I wish to inform the Seanad that this Bill has been certified as a Money Bill, and the period within which recommendations for any alterations in it can be made by the Seanad will expire by Wednesday. That is, this day week. Consequently, if any recommendations have to be made they should be made this week. I have looked through this Bill and it appears to me to be a formal matter. It was not debated or discussed in the Dáil, and I think it is one the Seanad might be prepared to pass to-day. That of course is a matter for the Seanad. The motion before the Seanad is that this Bill be read a second time.

Could we have from the Minister a short statement as to what this Road Fund is, and how it is financed and distributed? Also could we have any indication of the Government policy as to the maintenance of main roads? The Commission on Agriculture has recommended that the whole of the charge of main roads, or what are euphemistically termed main roads—I do not think they have been actually classified—should be borne by the Central Fund and taken off the very sorely pressed agricultural ratepayers. I quite realise that if we could only get some indication of the policy of the Government in that respect it would also bear upon the purpose of this Bill.


I do not know whether the President has sufficient information about this Bill.

The Road Fund is made up from the receipt of motor taxes, and for a period of something like five years from the 1st of April, 1923, I think that that particular fund will be supplemented by a sum estimated at 6d. in the £ on the rateable valuation of each district in the country, to repair bridges and roads damaged during the disturbed period. That is the contribution which, under the Damage to Property Act, it was proposed to fix upon rating authorities throughout the country. But normally the income of this fund comes from the receipt of motor taxes, and in this connection I should say that the reason for this particular measure is that Government policy with regard to the roads, for a period of something like eighteen months or two years, dating from, I think, December last, has been to the effect that two million pounds should be spent, generally speaking, on the roads, with a reservation perhaps in respect of a quarter of a million, up to the 1st April, 1925.

This particular Road Fund will not be in a position to discharge all the liabilities in connection with that particular scheme until, I should say, the 31st March, 1925, and possibly even not then, because the 6d. in the £ will not have materialised, I believe, by that date, even in respect of the years 1924 and 1925, and this Bill is to enable a sum not exceeding £750,000 to be borrowed in order that the Government policy with regard to that particular service could be carried out according to the scheduled date.

I think that a question on the finances of the Road Fund would more properly come on the Estimates, but as far as this particular measure is concerned it is to enable the scheme to be carried into operation without interruption, by reason of the fact that the Fund itself would not be in a position to bear all the liabilities that it may be called upon to bear. A considerable sum of money is to be spent on steam rollers, and, I expect, other impedimenta in connection with road-making, and a considerable disbursement of moneys must be made, I should say, within the next couple of months. Some of it may have been already spent in that connection, but the measure is for the purpose of enabling the Minister for Finance to finance this Fund so as to discharge this liability up to the scheduled time.

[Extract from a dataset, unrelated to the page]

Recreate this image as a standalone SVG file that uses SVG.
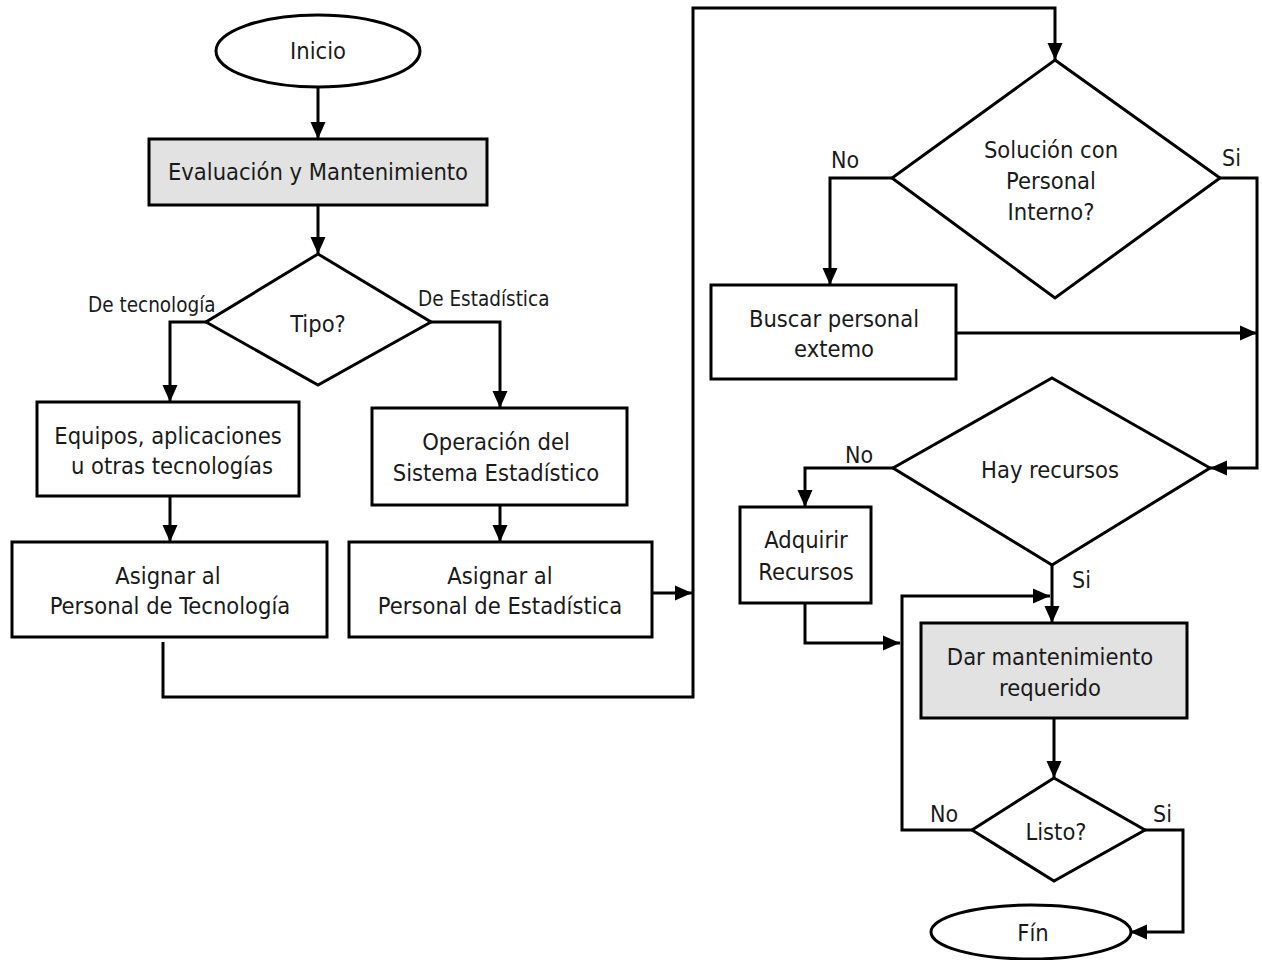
<svg xmlns="http://www.w3.org/2000/svg" width="1262" height="960" viewBox="0 0 1262 960">
  <style>
    .shape { fill: #ffffff; stroke: #000000; stroke-width: 3; }
    .shade { fill: #e2e2e2; stroke: #000000; stroke-width: 3; }
    .lbl { font-family: "DejaVu Sans Condensed", "DejaVu Sans", sans-serif; font-size: 23.5px; fill: #1a1a1a; text-anchor: middle; }
    .tag { font-family: "DejaVu Sans Condensed", "DejaVu Sans", sans-serif; font-size: 20.5px; fill: #1a1a1a; }
    .yn { font-size: 23px; }
    .wire { fill: none; stroke: #000000; stroke-width: 3; }
    .arrow { marker-end: url(#head); }
  </style>
  <defs>
    <marker id="head" markerUnits="userSpaceOnUse" markerWidth="17" markerHeight="16" refX="17" refY="8" orient="auto">
      <path d="M0,0.5 L17,8 L0,15.5 z" fill="#000000"/>
    </marker>
  </defs>
  <rect width="1262" height="960" fill="#ffffff"/>

  <!-- connectors -->
  <g id="connectors">
    <path class="wire arrow" d="M318,87 L318,139"/>
    <path class="wire arrow" d="M318,205 L318,254"/>
    <path class="wire arrow" d="M206,322 L170,322 L170,402"/>
    <path class="wire arrow" d="M431,322 L500,322 L500,408"/>
    <path class="wire arrow" d="M170,496 L170,542"/>
    <path class="wire arrow" d="M500,505 L500,542"/>
    <path class="wire arrow" d="M652,593 L692,593"/>
    <path class="wire arrow" d="M163,642 L163,697 L693,697 L693,8 L1055,8 L1055,60"/>
    <path class="wire arrow" d="M892,178 L830,178 L830,285"/>
    <path class="wire arrow" d="M956,333 L1257,333"/>
    <path class="wire arrow" d="M1220,178 L1257,178 L1257,468 L1210,468"/>
    <path class="wire arrow" d="M893,468 L805,468 L805,507"/>
    <path class="wire arrow" d="M805,603 L805,643 L900,643"/>
    <path class="wire arrow" d="M1052,565 L1052,623"/>
    <path class="wire arrow" d="M1054,718 L1054,778"/>
    <path class="wire arrow" d="M972,830 L902,830 L902,596 L1050,596"/>
    <path class="wire arrow" d="M1145,830 L1183,830 L1183,932 L1130,932"/>
    <text class="tag" x="88" y="312">De tecnología</text>
    <text class="tag" x="418" y="306">De Estadística</text>
    <text class="tag yn" x="831" y="168">No</text>
    <text class="tag yn" x="1222" y="166">Si</text>
    <text class="tag yn" x="845" y="463">No</text>
    <text class="tag yn" x="1072" y="588">Si</text>
    <text class="tag yn" x="930" y="822">No</text>
    <text class="tag yn" x="1153" y="822">Si</text>
  </g>

  <g id="inicio">
    <ellipse class="shape" cx="318" cy="51" rx="102" ry="36"/>
    <text class="lbl" x="318" y="59">Inicio</text>
  </g>

  <g id="evaluacion">
    <rect class="shade" x="149" y="139" width="338" height="66"/>
    <text class="lbl" x="318" y="180">Evaluación y Mantenimiento</text>
  </g>

  <g id="tipo">
    <polygon class="shape" points="318,254 431,322 318,385 206,322"/>
    <text class="lbl" x="318" y="332">Tipo?</text>
  </g>

  <g id="equipos">
    <rect class="shape" x="37" y="402" width="262" height="94"/>
    <text class="lbl" x="168" y="444">Equipos, aplicaciones</text>
    <text class="lbl" x="172" y="474">u otras tecnologías</text>
  </g>

  <g id="operacion">
    <rect class="shape" x="372" y="408" width="255" height="97"/>
    <text class="lbl" x="496" y="450">Operación del</text>
    <text class="lbl" x="496" y="481">Sistema Estadístico</text>
  </g>

  <g id="asignar-tec">
    <rect class="shape" x="12" y="542" width="315" height="95"/>
    <text class="lbl" x="168" y="584">Asignar al</text>
    <text class="lbl" x="170" y="614">Personal de Tecnología</text>
  </g>

  <g id="asignar-est">
    <rect class="shape" x="349" y="542" width="303" height="95"/>
    <text class="lbl" x="500" y="584">Asignar al</text>
    <text class="lbl" x="500" y="614">Personal de Estadística</text>
  </g>

  <g id="solucion">
    <polygon class="shape" points="1055,60 1220,178 1055,298 892,178"/>
    <text class="lbl" x="1051" y="158">Solución con</text>
    <text class="lbl" x="1051" y="189">Personal</text>
    <text class="lbl" x="1051" y="220">Interno?</text>
  </g>

  <g id="buscar">
    <rect class="shape" x="711" y="285" width="245" height="94"/>
    <text class="lbl" x="834" y="327">Buscar personal</text>
    <text class="lbl" x="834" y="357">extemo</text>
  </g>

  <g id="hay-recursos">
    <polygon class="shape" points="1052,378 1210,468 1052,565 893,468"/>
    <text class="lbl" x="1050" y="478">Hay recursos</text>
  </g>

  <g id="adquirir">
    <rect class="shape" x="740" y="507" width="131" height="96"/>
    <text class="lbl" x="806" y="548">Adquirir</text>
    <text class="lbl" x="806" y="580">Recursos</text>
  </g>

  <g id="dar-mantenimiento">
    <rect class="shade" x="921" y="623" width="266" height="95"/>
    <text class="lbl" x="1050" y="665">Dar mantenimiento</text>
    <text class="lbl" x="1050" y="696">requerido</text>
  </g>

  <g id="listo">
    <polygon class="shape" points="1054,778 1145,830 1054,881 972,830"/>
    <text class="lbl" x="1056" y="840">Listo?</text>
  </g>

  <g id="fin">
    <ellipse class="shape" cx="1031" cy="932" rx="100" ry="27"/>
    <text class="lbl" x="1033" y="941">Fín</text>
  </g>
</svg>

We are very much obliged to the President for giving us this information about this measure. In my humble judgment it is an extremely good measure, and a very timely one, and I think the Seanad would be well advised in assisting it to come into operation as soon as possible. If there is one thing that we want more than another it is the repair of our roads. We are not now assuming whether this fund is to be applicable or is to be spent on main roads only. I presume that that matter will rest with the local authority, the Minister for Local Government, or whoever is responsible. But I think that whoever is responsible for the working of this Bill ought to give a preference to main roads. After all, these are the more important roads, and they are the roads which, under the old county council system, used to be scheduled as main roads. They lead to more important centres where there is a great amount of traffic, and I think that it might be well that some priority should be given in the application of this Bill to these main roads. I hope that the Seanad will agree to pass the Bill at once, and if I would be in order I would move the suspension of the Standing Orders with that object.


The first thing to do is to get rid of the motion for the Second Reading.

There was one point I missed in replying to Senator Sir John Keane. It was with regard to the manner in which the money is spent. I understand that the Minister is advised by a Road Board on which the motorists have representation, and I believe that they are keenly alive to their interests. So the Minister has informed me.


Would the President kindly say whether this is regarded as an urgent Bill, and, if so, why? The reason I ask you, Mr. President, is that because we cannot suspend the Standing Orders for the purpose of taking up the other stages of the Bill unless I am satisfied that it is urgent.

If I were asked offhand to express an opinion I should say that it would be urgent about the middle of July. Unless the Bill be passed by the middle of July it is possible that there may be some complications about that Fund.


We will be quite able to pass it before the middle of July.

Question: "That the Bill be read a second time"—put, and agreed to.